- **Required work**:
Produce an exact copy of all the data below, dropping every image.

:: Given information

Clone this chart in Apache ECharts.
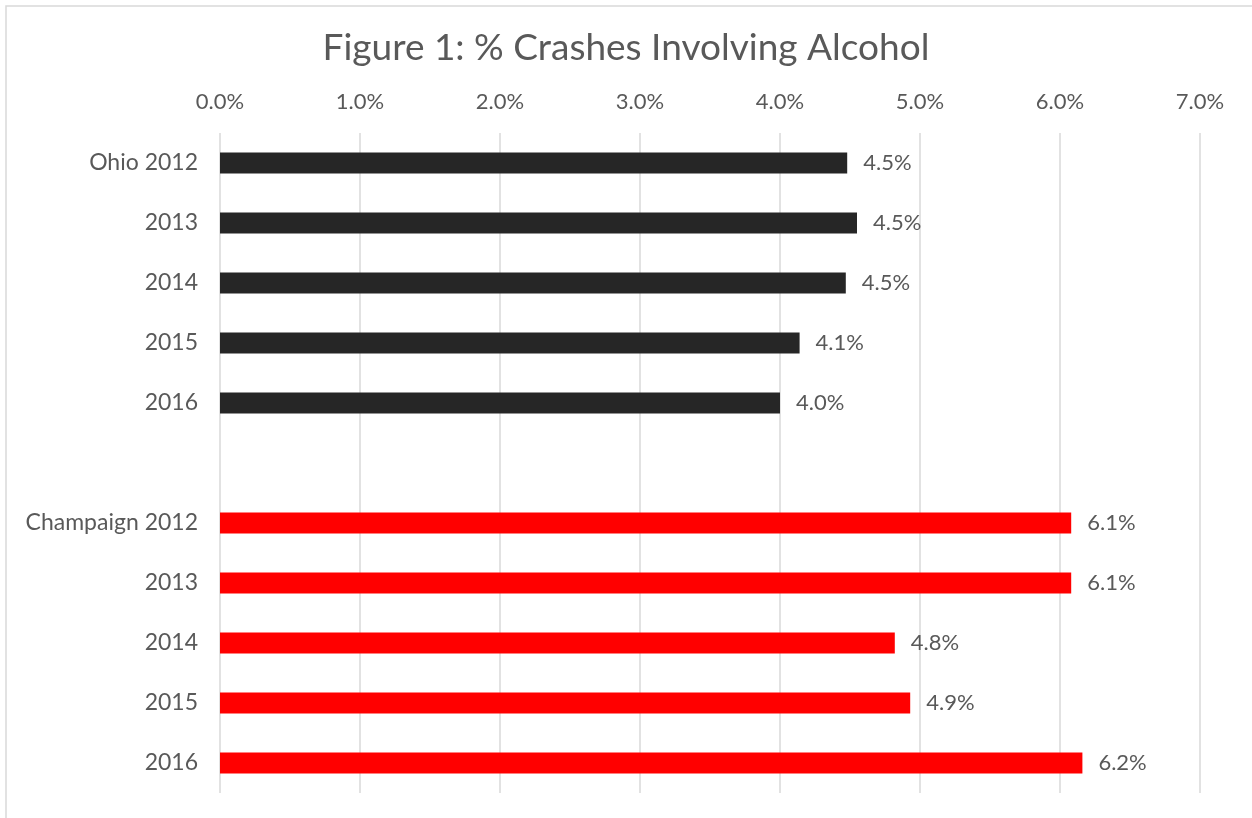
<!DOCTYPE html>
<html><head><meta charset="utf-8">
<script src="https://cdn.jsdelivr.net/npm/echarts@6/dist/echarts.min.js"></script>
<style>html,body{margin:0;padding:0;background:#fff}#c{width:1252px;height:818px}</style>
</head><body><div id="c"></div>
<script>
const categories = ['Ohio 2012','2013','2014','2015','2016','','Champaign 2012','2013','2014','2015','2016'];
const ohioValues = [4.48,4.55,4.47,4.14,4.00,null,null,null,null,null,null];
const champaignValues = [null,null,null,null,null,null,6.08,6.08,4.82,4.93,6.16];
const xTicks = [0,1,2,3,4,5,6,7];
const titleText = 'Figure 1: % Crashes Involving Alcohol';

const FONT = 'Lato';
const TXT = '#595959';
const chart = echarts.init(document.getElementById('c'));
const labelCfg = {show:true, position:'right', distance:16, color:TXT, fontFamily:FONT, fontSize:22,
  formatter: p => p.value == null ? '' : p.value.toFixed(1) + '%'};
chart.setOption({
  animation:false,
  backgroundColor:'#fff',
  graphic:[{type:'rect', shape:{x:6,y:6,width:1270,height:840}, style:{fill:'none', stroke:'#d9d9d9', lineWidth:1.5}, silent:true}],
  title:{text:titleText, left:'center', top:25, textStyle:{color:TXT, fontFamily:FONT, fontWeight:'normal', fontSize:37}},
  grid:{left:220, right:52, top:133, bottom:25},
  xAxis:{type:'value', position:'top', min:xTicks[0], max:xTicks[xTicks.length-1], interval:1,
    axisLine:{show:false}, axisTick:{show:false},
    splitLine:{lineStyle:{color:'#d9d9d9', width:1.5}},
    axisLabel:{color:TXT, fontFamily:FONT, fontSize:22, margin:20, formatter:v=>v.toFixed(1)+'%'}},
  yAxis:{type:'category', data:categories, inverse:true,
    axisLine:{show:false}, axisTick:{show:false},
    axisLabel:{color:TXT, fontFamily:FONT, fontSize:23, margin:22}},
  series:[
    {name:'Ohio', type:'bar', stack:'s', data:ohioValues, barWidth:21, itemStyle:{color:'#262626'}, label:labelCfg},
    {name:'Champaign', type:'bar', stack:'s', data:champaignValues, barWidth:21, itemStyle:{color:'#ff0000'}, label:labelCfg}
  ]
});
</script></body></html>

::::

- **Reply**:
Clone this chart in Apache ECharts.
<!DOCTYPE html>
<html><head><meta charset="utf-8">
<script src="https://cdn.jsdelivr.net/npm/echarts@6/dist/echarts.min.js"></script>
<style>html,body{margin:0;padding:0;background:#fff}#c{width:1252px;height:818px}</style>
</head><body><div id="c"></div>
<script>
const categories = ['Ohio 2012','2013','2014','2015','2016','','Champaign 2012','2013','2014','2015','2016'];
const ohioValues = [4.48,4.55,4.47,4.14,4.00,null,null,null,null,null,null];
const champaignValues = [null,null,null,null,null,null,6.08,6.08,4.82,4.93,6.16];
const xTicks = [0,1,2,3,4,5,6,7];
const titleText = 'Figure 1: % Crashes Involving Alcohol';

const FONT = 'Lato';
const TXT = '#595959';
const chart = echarts.init(document.getElementById('c'));
const labelCfg = {show:true, position:'right', distance:16, color:TXT, fontFamily:FONT, fontSize:22,
  formatter: p => p.value == null ? '' : p.value.toFixed(1) + '%'};
chart.setOption({
  animation:false,
  backgroundColor:'#fff',
  graphic:[{type:'rect', shape:{x:6,y:6,width:1270,height:840}, style:{fill:'none', stroke:'#d9d9d9', lineWidth:1.5}, silent:true}],
  title:{text:titleText, left:'center', top:25, textStyle:{color:TXT, fontFamily:FONT, fontWeight:'normal', fontSize:37}},
  grid:{left:220, right:52, top:133, bottom:25},
  xAxis:{type:'value', position:'top', min:xTicks[0], max:xTicks[xTicks.length-1], interval:1,
    axisLine:{show:false}, axisTick:{show:false},
    splitLine:{lineStyle:{color:'#d9d9d9', width:1.5}},
    axisLabel:{color:TXT, fontFamily:FONT, fontSize:22, margin:20, formatter:v=>v.toFixed(1)+'%'}},
  yAxis:{type:'category', data:categories, inverse:true,
    axisLine:{show:false}, axisTick:{show:false},
    axisLabel:{color:TXT, fontFamily:FONT, fontSize:23, margin:22}},
  series:[
    {name:'Ohio', type:'bar', stack:'s', data:ohioValues, barWidth:21, itemStyle:{color:'#262626'}, label:labelCfg},
    {name:'Champaign', type:'bar', stack:'s', data:champaignValues, barWidth:21, itemStyle:{color:'#ff0000'}, label:labelCfg}
  ]
});
</script></body></html>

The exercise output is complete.